Please output the lines shown below exactly as they appear.

[DATA SEGMENT]

:::::

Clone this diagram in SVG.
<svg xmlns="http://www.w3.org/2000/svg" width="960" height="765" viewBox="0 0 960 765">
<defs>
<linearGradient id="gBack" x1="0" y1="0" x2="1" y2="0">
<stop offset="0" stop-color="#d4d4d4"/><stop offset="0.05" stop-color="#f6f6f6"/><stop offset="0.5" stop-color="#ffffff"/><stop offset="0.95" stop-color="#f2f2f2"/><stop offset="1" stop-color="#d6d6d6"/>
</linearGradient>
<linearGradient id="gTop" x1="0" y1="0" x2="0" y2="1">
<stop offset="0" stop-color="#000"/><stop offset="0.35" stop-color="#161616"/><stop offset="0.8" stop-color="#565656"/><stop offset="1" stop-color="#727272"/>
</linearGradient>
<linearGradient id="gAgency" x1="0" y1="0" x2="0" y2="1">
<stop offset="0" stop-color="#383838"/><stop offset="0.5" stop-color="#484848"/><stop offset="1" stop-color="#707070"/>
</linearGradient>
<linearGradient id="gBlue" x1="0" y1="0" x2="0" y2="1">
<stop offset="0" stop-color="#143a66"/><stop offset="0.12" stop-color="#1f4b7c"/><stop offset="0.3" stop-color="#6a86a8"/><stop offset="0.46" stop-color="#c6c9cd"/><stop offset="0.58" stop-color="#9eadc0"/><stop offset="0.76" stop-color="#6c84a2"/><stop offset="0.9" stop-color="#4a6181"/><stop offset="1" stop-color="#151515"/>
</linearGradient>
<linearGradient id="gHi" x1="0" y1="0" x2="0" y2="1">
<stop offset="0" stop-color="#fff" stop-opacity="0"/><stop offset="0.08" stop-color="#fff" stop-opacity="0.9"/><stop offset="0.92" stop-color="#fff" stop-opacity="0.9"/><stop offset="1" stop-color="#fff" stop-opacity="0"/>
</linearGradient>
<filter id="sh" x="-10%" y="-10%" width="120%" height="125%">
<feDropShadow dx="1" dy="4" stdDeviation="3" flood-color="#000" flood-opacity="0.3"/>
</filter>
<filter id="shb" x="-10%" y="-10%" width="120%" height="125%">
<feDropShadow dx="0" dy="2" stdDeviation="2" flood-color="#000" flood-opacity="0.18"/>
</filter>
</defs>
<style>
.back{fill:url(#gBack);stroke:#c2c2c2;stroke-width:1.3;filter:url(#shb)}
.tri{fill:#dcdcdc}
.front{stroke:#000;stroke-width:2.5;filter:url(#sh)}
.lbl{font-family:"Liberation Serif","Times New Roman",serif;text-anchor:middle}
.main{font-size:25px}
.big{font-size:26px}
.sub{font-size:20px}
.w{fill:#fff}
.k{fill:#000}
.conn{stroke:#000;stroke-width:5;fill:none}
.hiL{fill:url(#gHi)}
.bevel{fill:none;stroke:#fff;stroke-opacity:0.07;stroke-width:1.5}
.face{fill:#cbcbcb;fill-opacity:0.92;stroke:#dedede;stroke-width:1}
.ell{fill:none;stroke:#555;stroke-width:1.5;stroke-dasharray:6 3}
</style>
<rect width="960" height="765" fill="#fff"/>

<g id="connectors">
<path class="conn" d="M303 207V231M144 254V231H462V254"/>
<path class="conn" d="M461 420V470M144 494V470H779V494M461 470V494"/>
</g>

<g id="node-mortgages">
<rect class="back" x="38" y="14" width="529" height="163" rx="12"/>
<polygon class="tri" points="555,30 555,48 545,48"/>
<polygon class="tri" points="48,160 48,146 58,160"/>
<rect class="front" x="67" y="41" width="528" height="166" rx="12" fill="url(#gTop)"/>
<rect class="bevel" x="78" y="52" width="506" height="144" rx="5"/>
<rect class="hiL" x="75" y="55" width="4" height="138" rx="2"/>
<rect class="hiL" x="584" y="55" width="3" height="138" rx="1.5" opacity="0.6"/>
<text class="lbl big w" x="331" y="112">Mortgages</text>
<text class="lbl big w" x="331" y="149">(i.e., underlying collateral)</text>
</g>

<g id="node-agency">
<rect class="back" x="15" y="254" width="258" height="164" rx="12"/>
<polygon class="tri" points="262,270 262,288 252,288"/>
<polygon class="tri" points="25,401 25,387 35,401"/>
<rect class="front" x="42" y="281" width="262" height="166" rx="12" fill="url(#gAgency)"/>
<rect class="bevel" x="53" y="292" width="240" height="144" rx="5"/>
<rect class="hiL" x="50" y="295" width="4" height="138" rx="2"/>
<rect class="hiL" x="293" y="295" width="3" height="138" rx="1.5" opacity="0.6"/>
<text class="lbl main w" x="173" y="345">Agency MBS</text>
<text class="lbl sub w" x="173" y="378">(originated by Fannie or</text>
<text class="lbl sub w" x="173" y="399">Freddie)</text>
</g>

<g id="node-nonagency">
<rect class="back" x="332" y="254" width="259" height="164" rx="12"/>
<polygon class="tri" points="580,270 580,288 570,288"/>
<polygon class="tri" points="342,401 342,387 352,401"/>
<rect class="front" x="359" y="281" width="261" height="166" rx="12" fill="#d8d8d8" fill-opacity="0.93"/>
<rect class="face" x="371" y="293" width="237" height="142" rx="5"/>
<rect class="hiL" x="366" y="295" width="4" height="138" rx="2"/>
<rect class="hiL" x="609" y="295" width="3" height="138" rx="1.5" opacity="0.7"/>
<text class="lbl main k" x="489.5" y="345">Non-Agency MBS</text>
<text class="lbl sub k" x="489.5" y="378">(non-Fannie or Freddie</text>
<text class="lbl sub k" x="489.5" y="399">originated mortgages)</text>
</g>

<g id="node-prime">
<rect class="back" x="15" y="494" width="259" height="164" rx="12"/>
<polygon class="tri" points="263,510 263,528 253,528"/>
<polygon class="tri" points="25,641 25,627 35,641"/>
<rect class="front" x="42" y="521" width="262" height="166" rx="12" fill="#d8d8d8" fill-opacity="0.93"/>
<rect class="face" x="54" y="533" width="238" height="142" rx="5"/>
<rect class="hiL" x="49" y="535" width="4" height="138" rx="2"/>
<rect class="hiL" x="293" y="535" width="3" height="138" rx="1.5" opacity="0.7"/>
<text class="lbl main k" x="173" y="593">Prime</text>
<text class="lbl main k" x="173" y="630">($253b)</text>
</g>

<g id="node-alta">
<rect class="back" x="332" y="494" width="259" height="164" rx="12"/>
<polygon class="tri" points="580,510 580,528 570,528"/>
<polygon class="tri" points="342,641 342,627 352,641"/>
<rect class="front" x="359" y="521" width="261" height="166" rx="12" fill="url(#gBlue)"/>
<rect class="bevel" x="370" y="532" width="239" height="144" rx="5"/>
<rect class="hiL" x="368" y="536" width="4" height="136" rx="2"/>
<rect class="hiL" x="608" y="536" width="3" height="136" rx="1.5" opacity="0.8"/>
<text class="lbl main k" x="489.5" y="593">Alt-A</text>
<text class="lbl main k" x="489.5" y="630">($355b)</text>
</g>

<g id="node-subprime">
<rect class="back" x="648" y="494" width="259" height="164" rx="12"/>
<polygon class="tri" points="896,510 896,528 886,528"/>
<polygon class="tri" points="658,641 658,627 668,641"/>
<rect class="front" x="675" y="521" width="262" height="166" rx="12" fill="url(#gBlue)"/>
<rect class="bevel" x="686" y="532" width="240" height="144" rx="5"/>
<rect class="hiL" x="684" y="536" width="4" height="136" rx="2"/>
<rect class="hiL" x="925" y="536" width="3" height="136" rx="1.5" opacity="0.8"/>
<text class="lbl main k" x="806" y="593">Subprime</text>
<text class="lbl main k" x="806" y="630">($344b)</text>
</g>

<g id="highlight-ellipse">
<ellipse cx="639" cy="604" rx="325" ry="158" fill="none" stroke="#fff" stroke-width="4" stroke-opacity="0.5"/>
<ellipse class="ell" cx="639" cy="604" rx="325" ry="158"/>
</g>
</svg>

:::::

[TASK ANSWER]
Clone this diagram in SVG.
<svg xmlns="http://www.w3.org/2000/svg" width="960" height="765" viewBox="0 0 960 765">
<defs>
<linearGradient id="gBack" x1="0" y1="0" x2="1" y2="0">
<stop offset="0" stop-color="#d4d4d4"/><stop offset="0.05" stop-color="#f6f6f6"/><stop offset="0.5" stop-color="#ffffff"/><stop offset="0.95" stop-color="#f2f2f2"/><stop offset="1" stop-color="#d6d6d6"/>
</linearGradient>
<linearGradient id="gTop" x1="0" y1="0" x2="0" y2="1">
<stop offset="0" stop-color="#000"/><stop offset="0.35" stop-color="#161616"/><stop offset="0.8" stop-color="#565656"/><stop offset="1" stop-color="#727272"/>
</linearGradient>
<linearGradient id="gAgency" x1="0" y1="0" x2="0" y2="1">
<stop offset="0" stop-color="#383838"/><stop offset="0.5" stop-color="#484848"/><stop offset="1" stop-color="#707070"/>
</linearGradient>
<linearGradient id="gBlue" x1="0" y1="0" x2="0" y2="1">
<stop offset="0" stop-color="#143a66"/><stop offset="0.12" stop-color="#1f4b7c"/><stop offset="0.3" stop-color="#6a86a8"/><stop offset="0.46" stop-color="#c6c9cd"/><stop offset="0.58" stop-color="#9eadc0"/><stop offset="0.76" stop-color="#6c84a2"/><stop offset="0.9" stop-color="#4a6181"/><stop offset="1" stop-color="#151515"/>
</linearGradient>
<linearGradient id="gHi" x1="0" y1="0" x2="0" y2="1">
<stop offset="0" stop-color="#fff" stop-opacity="0"/><stop offset="0.08" stop-color="#fff" stop-opacity="0.9"/><stop offset="0.92" stop-color="#fff" stop-opacity="0.9"/><stop offset="1" stop-color="#fff" stop-opacity="0"/>
</linearGradient>
<filter id="sh" x="-10%" y="-10%" width="120%" height="125%">
<feDropShadow dx="1" dy="4" stdDeviation="3" flood-color="#000" flood-opacity="0.3"/>
</filter>
<filter id="shb" x="-10%" y="-10%" width="120%" height="125%">
<feDropShadow dx="0" dy="2" stdDeviation="2" flood-color="#000" flood-opacity="0.18"/>
</filter>
</defs>
<style>
.back{fill:url(#gBack);stroke:#c2c2c2;stroke-width:1.3;filter:url(#shb)}
.tri{fill:#dcdcdc}
.front{stroke:#000;stroke-width:2.5;filter:url(#sh)}
.lbl{font-family:"Liberation Serif","Times New Roman",serif;text-anchor:middle}
.main{font-size:25px}
.big{font-size:26px}
.sub{font-size:20px}
.w{fill:#fff}
.k{fill:#000}
.conn{stroke:#000;stroke-width:5;fill:none}
.hiL{fill:url(#gHi)}
.bevel{fill:none;stroke:#fff;stroke-opacity:0.07;stroke-width:1.5}
.face{fill:#cbcbcb;fill-opacity:0.92;stroke:#dedede;stroke-width:1}
.ell{fill:none;stroke:#555;stroke-width:1.5;stroke-dasharray:6 3}
</style>
<rect width="960" height="765" fill="#fff"/>

<g id="connectors">
<path class="conn" d="M303 207V231M144 254V231H462V254"/>
<path class="conn" d="M461 420V470M144 494V470H779V494M461 470V494"/>
</g>

<g id="node-mortgages">
<rect class="back" x="38" y="14" width="529" height="163" rx="12"/>
<polygon class="tri" points="555,30 555,48 545,48"/>
<polygon class="tri" points="48,160 48,146 58,160"/>
<rect class="front" x="67" y="41" width="528" height="166" rx="12" fill="url(#gTop)"/>
<rect class="bevel" x="78" y="52" width="506" height="144" rx="5"/>
<rect class="hiL" x="75" y="55" width="4" height="138" rx="2"/>
<rect class="hiL" x="584" y="55" width="3" height="138" rx="1.5" opacity="0.6"/>
<text class="lbl big w" x="331" y="112">Mortgages</text>
<text class="lbl big w" x="331" y="149">(i.e., underlying collateral)</text>
</g>

<g id="node-agency">
<rect class="back" x="15" y="254" width="258" height="164" rx="12"/>
<polygon class="tri" points="262,270 262,288 252,288"/>
<polygon class="tri" points="25,401 25,387 35,401"/>
<rect class="front" x="42" y="281" width="262" height="166" rx="12" fill="url(#gAgency)"/>
<rect class="bevel" x="53" y="292" width="240" height="144" rx="5"/>
<rect class="hiL" x="50" y="295" width="4" height="138" rx="2"/>
<rect class="hiL" x="293" y="295" width="3" height="138" rx="1.5" opacity="0.6"/>
<text class="lbl main w" x="173" y="345">Agency MBS</text>
<text class="lbl sub w" x="173" y="378">(originated by Fannie or</text>
<text class="lbl sub w" x="173" y="399">Freddie)</text>
</g>

<g id="node-nonagency">
<rect class="back" x="332" y="254" width="259" height="164" rx="12"/>
<polygon class="tri" points="580,270 580,288 570,288"/>
<polygon class="tri" points="342,401 342,387 352,401"/>
<rect class="front" x="359" y="281" width="261" height="166" rx="12" fill="#d8d8d8" fill-opacity="0.93"/>
<rect class="face" x="371" y="293" width="237" height="142" rx="5"/>
<rect class="hiL" x="366" y="295" width="4" height="138" rx="2"/>
<rect class="hiL" x="609" y="295" width="3" height="138" rx="1.5" opacity="0.7"/>
<text class="lbl main k" x="489.5" y="345">Non-Agency MBS</text>
<text class="lbl sub k" x="489.5" y="378">(non-Fannie or Freddie</text>
<text class="lbl sub k" x="489.5" y="399">originated mortgages)</text>
</g>

<g id="node-prime">
<rect class="back" x="15" y="494" width="259" height="164" rx="12"/>
<polygon class="tri" points="263,510 263,528 253,528"/>
<polygon class="tri" points="25,641 25,627 35,641"/>
<rect class="front" x="42" y="521" width="262" height="166" rx="12" fill="#d8d8d8" fill-opacity="0.93"/>
<rect class="face" x="54" y="533" width="238" height="142" rx="5"/>
<rect class="hiL" x="49" y="535" width="4" height="138" rx="2"/>
<rect class="hiL" x="293" y="535" width="3" height="138" rx="1.5" opacity="0.7"/>
<text class="lbl main k" x="173" y="593">Prime</text>
<text class="lbl main k" x="173" y="630">($253b)</text>
</g>

<g id="node-alta">
<rect class="back" x="332" y="494" width="259" height="164" rx="12"/>
<polygon class="tri" points="580,510 580,528 570,528"/>
<polygon class="tri" points="342,641 342,627 352,641"/>
<rect class="front" x="359" y="521" width="261" height="166" rx="12" fill="url(#gBlue)"/>
<rect class="bevel" x="370" y="532" width="239" height="144" rx="5"/>
<rect class="hiL" x="368" y="536" width="4" height="136" rx="2"/>
<rect class="hiL" x="608" y="536" width="3" height="136" rx="1.5" opacity="0.8"/>
<text class="lbl main k" x="489.5" y="593">Alt-A</text>
<text class="lbl main k" x="489.5" y="630">($355b)</text>
</g>

<g id="node-subprime">
<rect class="back" x="648" y="494" width="259" height="164" rx="12"/>
<polygon class="tri" points="896,510 896,528 886,528"/>
<polygon class="tri" points="658,641 658,627 668,641"/>
<rect class="front" x="675" y="521" width="262" height="166" rx="12" fill="url(#gBlue)"/>
<rect class="bevel" x="686" y="532" width="240" height="144" rx="5"/>
<rect class="hiL" x="684" y="536" width="4" height="136" rx="2"/>
<rect class="hiL" x="925" y="536" width="3" height="136" rx="1.5" opacity="0.8"/>
<text class="lbl main k" x="806" y="593">Subprime</text>
<text class="lbl main k" x="806" y="630">($344b)</text>
</g>

<g id="highlight-ellipse">
<ellipse cx="639" cy="604" rx="325" ry="158" fill="none" stroke="#fff" stroke-width="4" stroke-opacity="0.5"/>
<ellipse class="ell" cx="639" cy="604" rx="325" ry="158"/>
</g>
</svg>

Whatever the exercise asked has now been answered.